[Rows from a dataset of charts and code]
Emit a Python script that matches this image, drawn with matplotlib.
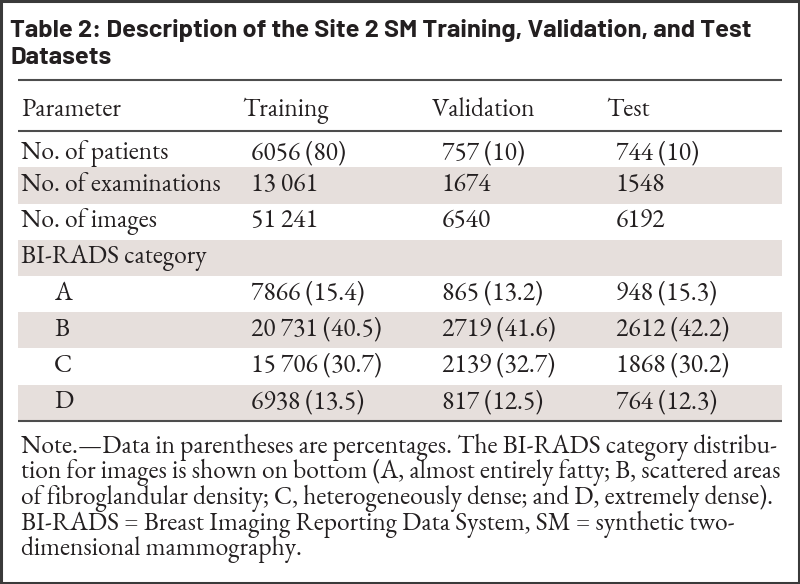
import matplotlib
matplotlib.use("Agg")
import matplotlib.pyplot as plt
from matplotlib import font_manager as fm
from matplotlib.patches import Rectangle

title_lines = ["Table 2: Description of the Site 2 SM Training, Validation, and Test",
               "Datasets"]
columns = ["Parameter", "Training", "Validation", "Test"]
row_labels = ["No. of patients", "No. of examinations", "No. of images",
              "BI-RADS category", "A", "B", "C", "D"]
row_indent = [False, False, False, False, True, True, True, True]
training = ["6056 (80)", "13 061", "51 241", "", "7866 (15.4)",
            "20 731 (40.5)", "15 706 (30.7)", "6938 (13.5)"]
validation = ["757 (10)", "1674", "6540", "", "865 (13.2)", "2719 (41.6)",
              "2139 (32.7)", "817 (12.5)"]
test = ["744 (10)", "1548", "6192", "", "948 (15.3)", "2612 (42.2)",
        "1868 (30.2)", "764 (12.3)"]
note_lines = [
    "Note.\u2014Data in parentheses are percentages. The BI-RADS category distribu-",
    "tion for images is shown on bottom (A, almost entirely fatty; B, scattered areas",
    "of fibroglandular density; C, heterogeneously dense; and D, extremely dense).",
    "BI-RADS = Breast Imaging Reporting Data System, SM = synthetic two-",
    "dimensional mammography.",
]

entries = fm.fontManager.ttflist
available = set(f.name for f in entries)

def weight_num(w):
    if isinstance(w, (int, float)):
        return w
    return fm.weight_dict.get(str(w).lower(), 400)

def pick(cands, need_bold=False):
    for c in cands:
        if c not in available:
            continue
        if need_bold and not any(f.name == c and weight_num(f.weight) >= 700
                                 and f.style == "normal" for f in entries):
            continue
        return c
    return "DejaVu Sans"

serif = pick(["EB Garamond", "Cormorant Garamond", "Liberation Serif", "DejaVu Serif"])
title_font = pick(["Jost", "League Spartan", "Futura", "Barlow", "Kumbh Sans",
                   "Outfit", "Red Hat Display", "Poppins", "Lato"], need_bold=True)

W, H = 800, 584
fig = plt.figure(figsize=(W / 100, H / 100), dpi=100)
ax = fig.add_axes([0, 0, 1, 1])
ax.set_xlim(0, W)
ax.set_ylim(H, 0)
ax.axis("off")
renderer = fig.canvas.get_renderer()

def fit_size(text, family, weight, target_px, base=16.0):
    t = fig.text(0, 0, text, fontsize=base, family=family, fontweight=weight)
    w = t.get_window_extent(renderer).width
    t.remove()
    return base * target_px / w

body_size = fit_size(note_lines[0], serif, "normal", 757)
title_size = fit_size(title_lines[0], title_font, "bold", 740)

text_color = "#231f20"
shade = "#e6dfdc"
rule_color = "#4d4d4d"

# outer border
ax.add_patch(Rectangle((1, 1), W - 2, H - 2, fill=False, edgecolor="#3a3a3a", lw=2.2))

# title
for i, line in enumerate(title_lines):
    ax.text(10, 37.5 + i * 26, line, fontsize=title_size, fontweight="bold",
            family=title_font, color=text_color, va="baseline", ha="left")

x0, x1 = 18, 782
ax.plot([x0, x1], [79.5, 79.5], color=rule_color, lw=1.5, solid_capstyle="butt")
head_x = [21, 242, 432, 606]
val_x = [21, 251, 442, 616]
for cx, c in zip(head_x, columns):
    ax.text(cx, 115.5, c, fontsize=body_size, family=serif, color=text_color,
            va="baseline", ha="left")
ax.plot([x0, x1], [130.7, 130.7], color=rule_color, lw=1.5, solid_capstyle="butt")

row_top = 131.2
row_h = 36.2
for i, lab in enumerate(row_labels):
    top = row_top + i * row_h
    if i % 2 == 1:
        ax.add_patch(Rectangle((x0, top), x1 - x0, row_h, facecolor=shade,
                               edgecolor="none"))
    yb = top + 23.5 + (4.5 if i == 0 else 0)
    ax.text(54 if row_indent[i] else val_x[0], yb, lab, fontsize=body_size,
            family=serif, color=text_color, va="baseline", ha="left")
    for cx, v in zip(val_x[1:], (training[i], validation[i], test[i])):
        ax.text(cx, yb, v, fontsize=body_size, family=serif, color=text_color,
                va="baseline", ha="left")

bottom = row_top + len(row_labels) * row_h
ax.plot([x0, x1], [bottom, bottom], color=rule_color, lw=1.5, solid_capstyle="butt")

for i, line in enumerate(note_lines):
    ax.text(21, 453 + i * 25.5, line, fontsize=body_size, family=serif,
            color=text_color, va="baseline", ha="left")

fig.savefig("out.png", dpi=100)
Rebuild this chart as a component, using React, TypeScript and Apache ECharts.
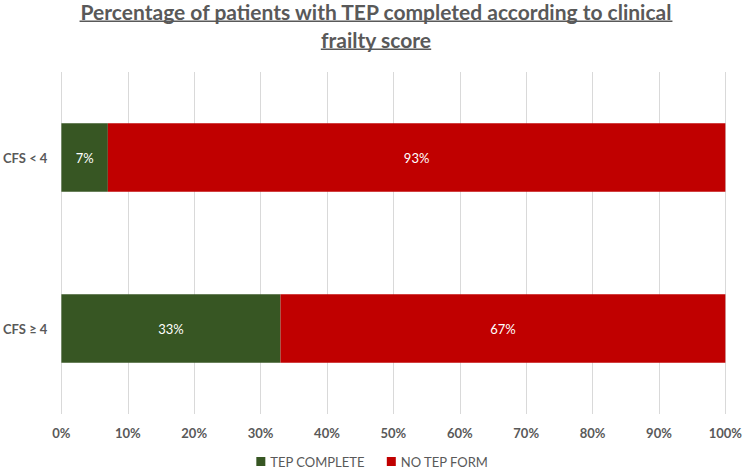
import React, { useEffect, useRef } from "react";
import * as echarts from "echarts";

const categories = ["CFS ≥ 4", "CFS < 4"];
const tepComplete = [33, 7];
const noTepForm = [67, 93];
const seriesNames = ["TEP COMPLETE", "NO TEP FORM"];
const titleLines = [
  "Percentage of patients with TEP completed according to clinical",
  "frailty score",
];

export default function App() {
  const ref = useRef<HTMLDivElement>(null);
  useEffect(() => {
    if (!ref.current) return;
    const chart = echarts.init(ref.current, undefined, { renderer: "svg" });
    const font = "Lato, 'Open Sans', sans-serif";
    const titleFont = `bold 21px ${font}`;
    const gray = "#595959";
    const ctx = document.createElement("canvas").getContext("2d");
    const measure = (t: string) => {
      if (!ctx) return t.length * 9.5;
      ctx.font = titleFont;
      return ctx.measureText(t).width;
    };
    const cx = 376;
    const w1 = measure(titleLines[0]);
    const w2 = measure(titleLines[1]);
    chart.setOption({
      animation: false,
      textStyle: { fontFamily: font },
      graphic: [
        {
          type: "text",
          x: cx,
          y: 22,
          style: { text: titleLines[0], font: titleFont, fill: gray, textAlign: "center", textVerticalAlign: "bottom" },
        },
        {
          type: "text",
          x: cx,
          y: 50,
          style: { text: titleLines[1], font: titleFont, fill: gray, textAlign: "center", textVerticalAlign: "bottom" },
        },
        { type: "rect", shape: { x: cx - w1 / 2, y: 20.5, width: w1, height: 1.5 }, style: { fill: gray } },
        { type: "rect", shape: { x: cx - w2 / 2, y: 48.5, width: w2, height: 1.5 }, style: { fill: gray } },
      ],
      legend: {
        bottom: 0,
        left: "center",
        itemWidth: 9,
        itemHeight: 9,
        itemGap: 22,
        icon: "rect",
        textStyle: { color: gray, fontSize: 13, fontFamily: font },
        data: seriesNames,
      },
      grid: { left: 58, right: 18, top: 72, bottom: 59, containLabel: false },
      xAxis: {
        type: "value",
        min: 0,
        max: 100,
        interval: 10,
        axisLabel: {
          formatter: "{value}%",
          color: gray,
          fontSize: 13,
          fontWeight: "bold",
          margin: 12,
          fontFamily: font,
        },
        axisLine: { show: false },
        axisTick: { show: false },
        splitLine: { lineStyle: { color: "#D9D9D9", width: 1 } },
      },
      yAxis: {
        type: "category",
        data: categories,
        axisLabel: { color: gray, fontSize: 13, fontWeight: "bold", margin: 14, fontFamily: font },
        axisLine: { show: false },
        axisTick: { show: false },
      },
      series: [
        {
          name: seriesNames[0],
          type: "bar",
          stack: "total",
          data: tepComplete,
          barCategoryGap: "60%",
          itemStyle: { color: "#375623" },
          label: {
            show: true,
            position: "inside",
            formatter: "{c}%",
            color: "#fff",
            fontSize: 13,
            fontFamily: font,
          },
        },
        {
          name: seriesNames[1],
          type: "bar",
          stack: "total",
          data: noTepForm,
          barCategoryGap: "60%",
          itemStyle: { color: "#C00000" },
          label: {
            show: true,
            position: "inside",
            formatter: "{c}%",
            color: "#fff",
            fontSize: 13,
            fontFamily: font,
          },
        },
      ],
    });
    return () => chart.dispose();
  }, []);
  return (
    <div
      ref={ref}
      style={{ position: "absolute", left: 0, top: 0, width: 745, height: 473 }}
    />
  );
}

== Objective ==
Only the lines from the start of the records to the one containing "from matplotlib.patches import Rectangle" should be repeated, exactly and with both ends kept; drop any pictures.

== Output for this task ==
Emit a Python script that matches this image, drawn with matplotlib.
import matplotlib
matplotlib.use("Agg")
import matplotlib.pyplot as plt
from matplotlib import font_manager as fm
from matplotlib.patches import Rectangle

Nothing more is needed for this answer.